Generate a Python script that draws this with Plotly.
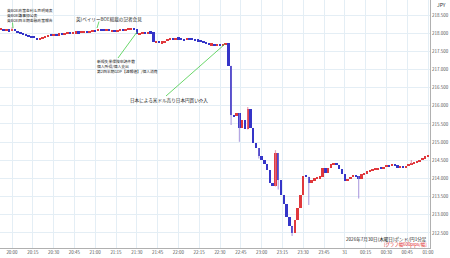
import plotly.graph_objects as go

# bar time in minutes from 20:00 (2026-07-30), 2-minute bars
bar_minutes = list(range(-8, 301, 2))
closes = [
    218.11, 218.09, 218.10, 218.06, 218.12, 218.05, 218.04, 218.00, 217.96, 217.95,
    217.92, 217.90, 217.88, 217.82, 217.85, 217.90, 217.92, 217.95, 217.94, 217.97,
    217.96, 217.98, 217.97, 218.00, 218.01, 217.99, 218.02, 218.03, 218.02, 218.04,
    218.05, 218.04, 218.06, 218.08, 218.07, 218.11, 218.09, 218.08, 218.10, 218.07,
    218.08, 218.06, 218.08, 218.10, 218.09, 218.11, 218.12, 218.14, 218.12, 217.99,
    218.00, 218.02, 218.01, 218.03, 218.02, 217.77, 217.78, 217.74, 217.76, 217.79,
    217.83, 217.86, 217.84, 217.87, 217.85, 217.84, 217.82, 217.85, 217.84, 217.83,
    217.81, 217.80, 217.78, 217.76, 217.72, 217.69, 217.70, 217.67, 217.68, 217.66,
    217.68, 217.72, 217.10, 215.75, 215.72, 215.80, 215.40, 215.62, 215.35, 215.90,
    215.40, 214.98, 214.84, 214.62, 214.50, 214.40, 214.22, 213.88, 213.78, 214.70,
    213.95, 213.55, 213.30, 212.95, 212.68, 212.50, 212.86, 213.20, 213.55, 214.08,
    214.05, 213.88, 213.95, 214.00, 214.02, 214.05, 214.28, 214.15, 214.30, 214.40,
    214.42, 214.38, 214.25, 214.12, 213.92, 213.98, 214.05, 214.10, 214.06, 213.98,
    214.12, 214.15, 214.20, 214.22, 214.25, 214.27, 214.29, 214.28, 214.33, 214.37,
    214.34, 214.40, 214.36, 214.31, 214.33, 214.32, 214.34, 214.40, 214.43, 214.44,
    214.47, 214.50, 214.57, 214.60, 214.65,
]
first_open = 218.11
wick_high = {0: 218.16, 170: 215.97, 178: 214.72, 190: 214.78, 288: 214.51}
wick_low = {158: 215.47, 164: 215.01, 178: 214.55, 192: 213.70, 202: 212.42,
            214: 213.27, 250: 213.45}

x_tick_minutes = list(range(0, 301, 15))
x_tick_labels = ["20:00", "20:15", "20:30", "20:45", "21:00", "21:15", "21:30", "21:45",
                 "22:00", "22:15", "22:30", "22:45", "23:00", "23:15", "23:30", "23:45",
                 "31", "00:15", "00:30", "00:45", "01:00"]
y_ticks = [212.5, 213.0, 213.5, 214.0, 214.5, 215.0, 215.5, 216.0, 216.5, 217.0, 217.5, 218.0, 218.5]

opens = [first_open] + closes[:-1]
highs, lows = [], []
for m, o, c in zip(bar_minutes, opens, closes):
    highs.append(max(o, c, wick_high.get(m, 0)))
    lows.append(min(o, c, wick_low.get(m, 1e9)))

FONT = "Noto Sans CJK JP"
RED = "#e0383c"
BLUE = "#3535c8"
GREEN = "#44cc44"
MIN_BODY = 0.045  # minimal visible body height (style)

fig = go.Figure()

# wicks (lighter), drawn underneath bodies
for up, col in ((True, "rgba(225,120,150,0.7)"), (False, "rgba(150,130,215,0.7)")):
    wx, wy = [], []
    for m, o, c, h, l in zip(bar_minutes, opens, closes, highs, lows):
        if (c >= o) == up and (h > max(o, c) or l < min(o, c)):
            wx += [m, m, None]
            wy += [l, h, None]
    fig.add_trace(go.Scatter(x=wx, y=wy, mode="lines", line=dict(color=col, width=1.2),
                             hoverinfo="skip"))

# candle bodies as bars so consecutive candles join up
bases, heights, colors = [], [], []
for o, c in zip(opens, closes):
    lo, hi = min(o, c), max(o, c)
    if hi - lo < MIN_BODY:
        mid = (hi + lo) / 2
        lo, hi = mid - MIN_BODY / 2, mid + MIN_BODY / 2
    bases.append(lo)
    heights.append(hi - lo)
    colors.append(RED if c >= o else BLUE)
fig.add_trace(go.Bar(x=bar_minutes, y=heights, base=bases, width=1.75,
                     marker=dict(color=colors, line=dict(width=0)), hoverinfo="skip"))

# pixel helpers for annotation placement (plot area 430x248)
def px_to_m(px):
    return (px - 12) * 15 / 20.8

def py_to_p(py):
    return 218.5 - (py - 15) / 36.33

shapes = []
def gline(x0, y0, x1, y1):
    shapes.append(dict(type="line", xref="x", yref="y",
                       x0=px_to_m(x0), y0=py_to_p(y0), x1=px_to_m(x1), y1=py_to_p(y1),
                       line=dict(color=GREEN, width=0.8)))

gline(12.5, 22.5, 13, 28)
gline(99, 21.5, 97, 28)
gline(118, 58, 137, 32)
gline(166, 96, 225, 44)

annotations = []
def txt(text, px, py, color="#222", anchor="left", size=4.0):
    annotations.append(dict(text=text, x=px_to_m(px), y=py_to_p(py), xref="x", yref="y",
                            xanchor=anchor, yanchor="middle", align=anchor,
                            showarrow=False,
                            font=dict(family=FONT, size=size, color=color)))

txt("英BOE政策金利＆声明発表<br>英BOE議事録公表<br>英BOE四半期金融政策報告", 5, 15.3, size=3.8)
txt("英)ベイリーBOE総裁の記者会見", 74, 19, size=4.6)
txt("新規失業保険申請件数<br>個人所得/個人支出<br>第2四半期GDP【速報値】/個人消費", 95, 66.2, size=3.8)
txt("日本による米ドル売り日本円買い介入", 128, 100, size=4.6)
txt("2026年7月30日(木曜日)ポンド/円1分足", 429, 239, anchor="right", size=4.6)
txt("[グラフ幅600pips/幅]", 429, 244.6, color="#e02020", anchor="right", size=4.4)

annotations.append(dict(text="JPY", x=441 / 430, y=1 - 5 / 248, xref="paper", yref="paper",
                        xanchor="center", yanchor="middle", showarrow=False,
                        font=dict(family=FONT, size=5, color="#333")))

fig.update_layout(
    width=450, height=258,
    margin=dict(l=0, r=20, t=0, b=10),
    paper_bgcolor="white", plot_bgcolor="white",
    showlegend=False, bargap=0,
    shapes=shapes, annotations=annotations,
    font=dict(family=FONT, size=5, color="#444"),
    xaxis=dict(range=[px_to_m(0), px_to_m(430)],
               tickvals=x_tick_minutes, ticktext=x_tick_labels,
               showgrid=True, gridcolor="#e4eef5", gridwidth=1,
               showline=True, linecolor="#b0b0b0", linewidth=1,
               zeroline=False, ticks="", tickfont=dict(size=4.5, color="#555")),
    yaxis=dict(range=[py_to_p(248), py_to_p(0)], side="right",
               tickvals=y_ticks, ticktext=[f"{v:.3f}" for v in y_ticks],
               showgrid=True, gridcolor="#e4eef5", gridwidth=1,
               showline=True, linecolor="#b0b0b0", linewidth=1,
               zeroline=False, ticks="", tickfont=dict(size=4.5, color="#555")),
)

fig.write_html("out.html")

WHAT YOU HAVE TO DO |
Return to the listing above and set it down exactly, leaving out its pictures.

PROBLEM SOLUTION |
Generate a Python script that draws this with Plotly.
import plotly.graph_objects as go

# bar time in minutes from 20:00 (2026-07-30), 2-minute bars
bar_minutes = list(range(-8, 301, 2))
closes = [
    218.11, 218.09, 218.10, 218.06, 218.12, 218.05, 218.04, 218.00, 217.96, 217.95,
    217.92, 217.90, 217.88, 217.82, 217.85, 217.90, 217.92, 217.95, 217.94, 217.97,
    217.96, 217.98, 217.97, 218.00, 218.01, 217.99, 218.02, 218.03, 218.02, 218.04,
    218.05, 218.04, 218.06, 218.08, 218.07, 218.11, 218.09, 218.08, 218.10, 218.07,
    218.08, 218.06, 218.08, 218.10, 218.09, 218.11, 218.12, 218.14, 218.12, 217.99,
    218.00, 218.02, 218.01, 218.03, 218.02, 217.77, 217.78, 217.74, 217.76, 217.79,
    217.83, 217.86, 217.84, 217.87, 217.85, 217.84, 217.82, 217.85, 217.84, 217.83,
    217.81, 217.80, 217.78, 217.76, 217.72, 217.69, 217.70, 217.67, 217.68, 217.66,
    217.68, 217.72, 217.10, 215.75, 215.72, 215.80, 215.40, 215.62, 215.35, 215.90,
    215.40, 214.98, 214.84, 214.62, 214.50, 214.40, 214.22, 213.88, 213.78, 214.70,
    213.95, 213.55, 213.30, 212.95, 212.68, 212.50, 212.86, 213.20, 213.55, 214.08,
    214.05, 213.88, 213.95, 214.00, 214.02, 214.05, 214.28, 214.15, 214.30, 214.40,
    214.42, 214.38, 214.25, 214.12, 213.92, 213.98, 214.05, 214.10, 214.06, 213.98,
    214.12, 214.15, 214.20, 214.22, 214.25, 214.27, 214.29, 214.28, 214.33, 214.37,
    214.34, 214.40, 214.36, 214.31, 214.33, 214.32, 214.34, 214.40, 214.43, 214.44,
    214.47, 214.50, 214.57, 214.60, 214.65,
]
first_open = 218.11
wick_high = {0: 218.16, 170: 215.97, 178: 214.72, 190: 214.78, 288: 214.51}
wick_low = {158: 215.47, 164: 215.01, 178: 214.55, 192: 213.70, 202: 212.42,
            214: 213.27, 250: 213.45}

x_tick_minutes = list(range(0, 301, 15))
x_tick_labels = ["20:00", "20:15", "20:30", "20:45", "21:00", "21:15", "21:30", "21:45",
                 "22:00", "22:15", "22:30", "22:45", "23:00", "23:15", "23:30", "23:45",
                 "31", "00:15", "00:30", "00:45", "01:00"]
y_ticks = [212.5, 213.0, 213.5, 214.0, 214.5, 215.0, 215.5, 216.0, 216.5, 217.0, 217.5, 218.0, 218.5]

opens = [first_open] + closes[:-1]
highs, lows = [], []
for m, o, c in zip(bar_minutes, opens, closes):
    highs.append(max(o, c, wick_high.get(m, 0)))
    lows.append(min(o, c, wick_low.get(m, 1e9)))

FONT = "Noto Sans CJK JP"
RED = "#e0383c"
BLUE = "#3535c8"
GREEN = "#44cc44"
MIN_BODY = 0.045  # minimal visible body height (style)

fig = go.Figure()

# wicks (lighter), drawn underneath bodies
for up, col in ((True, "rgba(225,120,150,0.7)"), (False, "rgba(150,130,215,0.7)")):
    wx, wy = [], []
    for m, o, c, h, l in zip(bar_minutes, opens, closes, highs, lows):
        if (c >= o) == up and (h > max(o, c) or l < min(o, c)):
            wx += [m, m, None]
            wy += [l, h, None]
    fig.add_trace(go.Scatter(x=wx, y=wy, mode="lines", line=dict(color=col, width=1.2),
                             hoverinfo="skip"))

# candle bodies as bars so consecutive candles join up
bases, heights, colors = [], [], []
for o, c in zip(opens, closes):
    lo, hi = min(o, c), max(o, c)
    if hi - lo < MIN_BODY:
        mid = (hi + lo) / 2
        lo, hi = mid - MIN_BODY / 2, mid + MIN_BODY / 2
    bases.append(lo)
    heights.append(hi - lo)
    colors.append(RED if c >= o else BLUE)
fig.add_trace(go.Bar(x=bar_minutes, y=heights, base=bases, width=1.75,
                     marker=dict(color=colors, line=dict(width=0)), hoverinfo="skip"))

# pixel helpers for annotation placement (plot area 430x248)
def px_to_m(px):
    return (px - 12) * 15 / 20.8

def py_to_p(py):
    return 218.5 - (py - 15) / 36.33

shapes = []
def gline(x0, y0, x1, y1):
    shapes.append(dict(type="line", xref="x", yref="y",
                       x0=px_to_m(x0), y0=py_to_p(y0), x1=px_to_m(x1), y1=py_to_p(y1),
                       line=dict(color=GREEN, width=0.8)))

gline(12.5, 22.5, 13, 28)
gline(99, 21.5, 97, 28)
gline(118, 58, 137, 32)
gline(166, 96, 225, 44)

annotations = []
def txt(text, px, py, color="#222", anchor="left", size=4.0):
    annotations.append(dict(text=text, x=px_to_m(px), y=py_to_p(py), xref="x", yref="y",
                            xanchor=anchor, yanchor="middle", align=anchor,
                            showarrow=False,
                            font=dict(family=FONT, size=size, color=color)))

txt("英BOE政策金利＆声明発表<br>英BOE議事録公表<br>英BOE四半期金融政策報告", 5, 15.3, size=3.8)
txt("英)ベイリーBOE総裁の記者会見", 74, 19, size=4.6)
txt("新規失業保険申請件数<br>個人所得/個人支出<br>第2四半期GDP【速報値】/個人消費", 95, 66.2, size=3.8)
txt("日本による米ドル売り日本円買い介入", 128, 100, size=4.6)
txt("2026年7月30日(木曜日)ポンド/円1分足", 429, 239, anchor="right", size=4.6)
txt("[グラフ幅600pips/幅]", 429, 244.6, color="#e02020", anchor="right", size=4.4)

annotations.append(dict(text="JPY", x=441 / 430, y=1 - 5 / 248, xref="paper", yref="paper",
                        xanchor="center", yanchor="middle", showarrow=False,
                        font=dict(family=FONT, size=5, color="#333")))

fig.update_layout(
    width=450, height=258,
    margin=dict(l=0, r=20, t=0, b=10),
    paper_bgcolor="white", plot_bgcolor="white",
    showlegend=False, bargap=0,
    shapes=shapes, annotations=annotations,
    font=dict(family=FONT, size=5, color="#444"),
    xaxis=dict(range=[px_to_m(0), px_to_m(430)],
               tickvals=x_tick_minutes, ticktext=x_tick_labels,
               showgrid=True, gridcolor="#e4eef5", gridwidth=1,
               showline=True, linecolor="#b0b0b0", linewidth=1,
               zeroline=False, ticks="", tickfont=dict(size=4.5, color="#555")),
    yaxis=dict(range=[py_to_p(248), py_to_p(0)], side="right",
               tickvals=y_ticks, ticktext=[f"{v:.3f}" for v in y_ticks],
               showgrid=True, gridcolor="#e4eef5", gridwidth=1,
               showline=True, linecolor="#b0b0b0", linewidth=1,
               zeroline=False, ticks="", tickfont=dict(size=4.5, color="#555")),
)

fig.write_html("out.html")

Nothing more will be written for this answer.